Estoy hablando de un grupo de musica y que decir:''sus canciones son muy alegres,y cuando las escuchas tienes ganas de bailar.''
¿Se puede decir ''die Lieder sind sehr glücklich, und wann du die hören,du hast lust zu tanzen.''?

¡muchas gracias!


----------



## Meyer Wolfsheim

azulero said:


> hallo!
> Estoy hablando de un grupo de musica y que decir:''sus canciones son muy alegres,y cuando las escuchas tienes ganas de bailar.''
> ¿Se puede decir ''die Lieder sind sehr glücklich, und wann du die hören,du hast lust zu tanzen.''?
> 
> ¡muchas gracias!


 

Creo que debes usar "wenn" en lugar de "wann."  Tambien tienes que escribir "hast du Lust, zu tanzen" pero tal vez se pueda usar "bekommst du Lust, zu tanzen."  

Mi correción:

und wenn du sie hören, hast du Lust, zu tanzen.


----------



## elroy

Meyer Wolfsheim said:


> Creo que debes usar "wenn" en lugar de "wann."  Tambien tienes que escribir "hast du Lust, zu tanzen" pero tal vez se pueda usar "bekommst du Lust, zu tanzen."


 Sí, incluso creo que suena mejor con "bekommst". Y yo usaría "dann": "dann bekommst du Lust..."

Otra corrección:

und wenn du sie hörst, hast du Lust, zu tanzen.


----------



## basstime

¿Se puede decir ''die Lieder sind sehr glücklich, und wann du die  hören,du hast lust zu tanzen.''?

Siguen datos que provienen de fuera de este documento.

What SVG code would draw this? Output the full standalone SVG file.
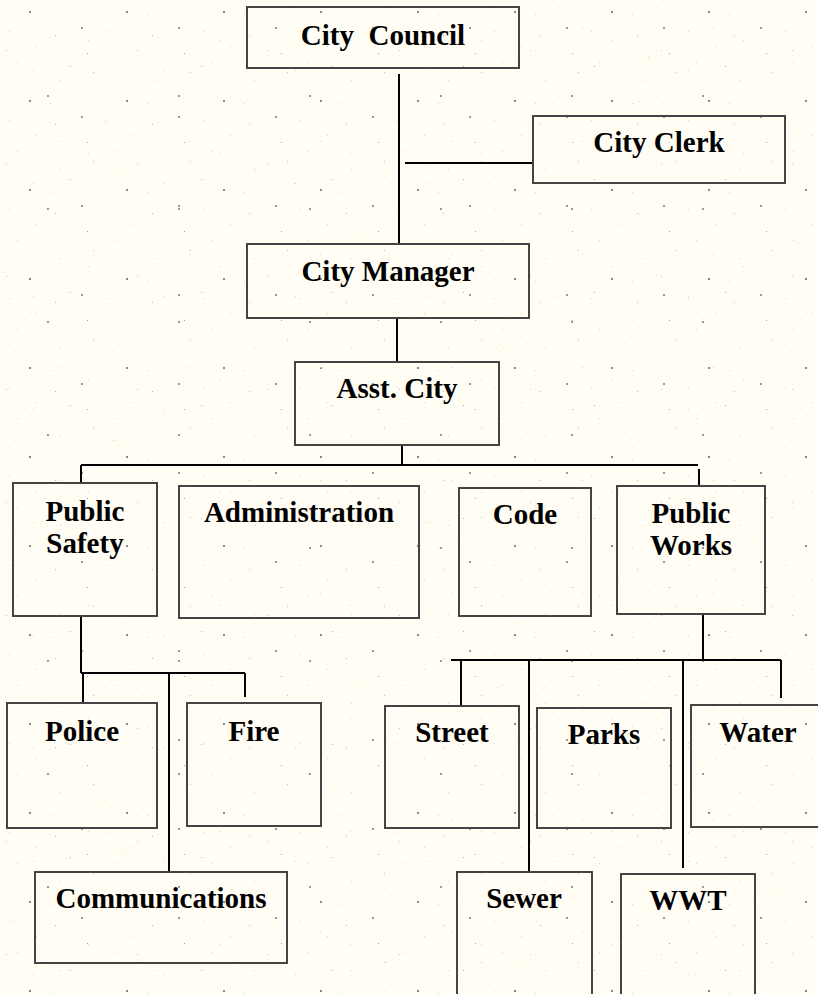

Hola, para mi sería: "die Lieder sind sehr fröhlich und wenn Du sie hörst bekommst du Lust zu tanzen."


----------



## dasuet

"fröhlich" es muy mejor en este frase. Puedes usar la palabra "glücklich" para ser humanos o tal vez para los animales pero es corecto decir "ein fröhlicher Mensch"


----------



## azulero

danke schön!
ich bin jetzt aber glücklich


----------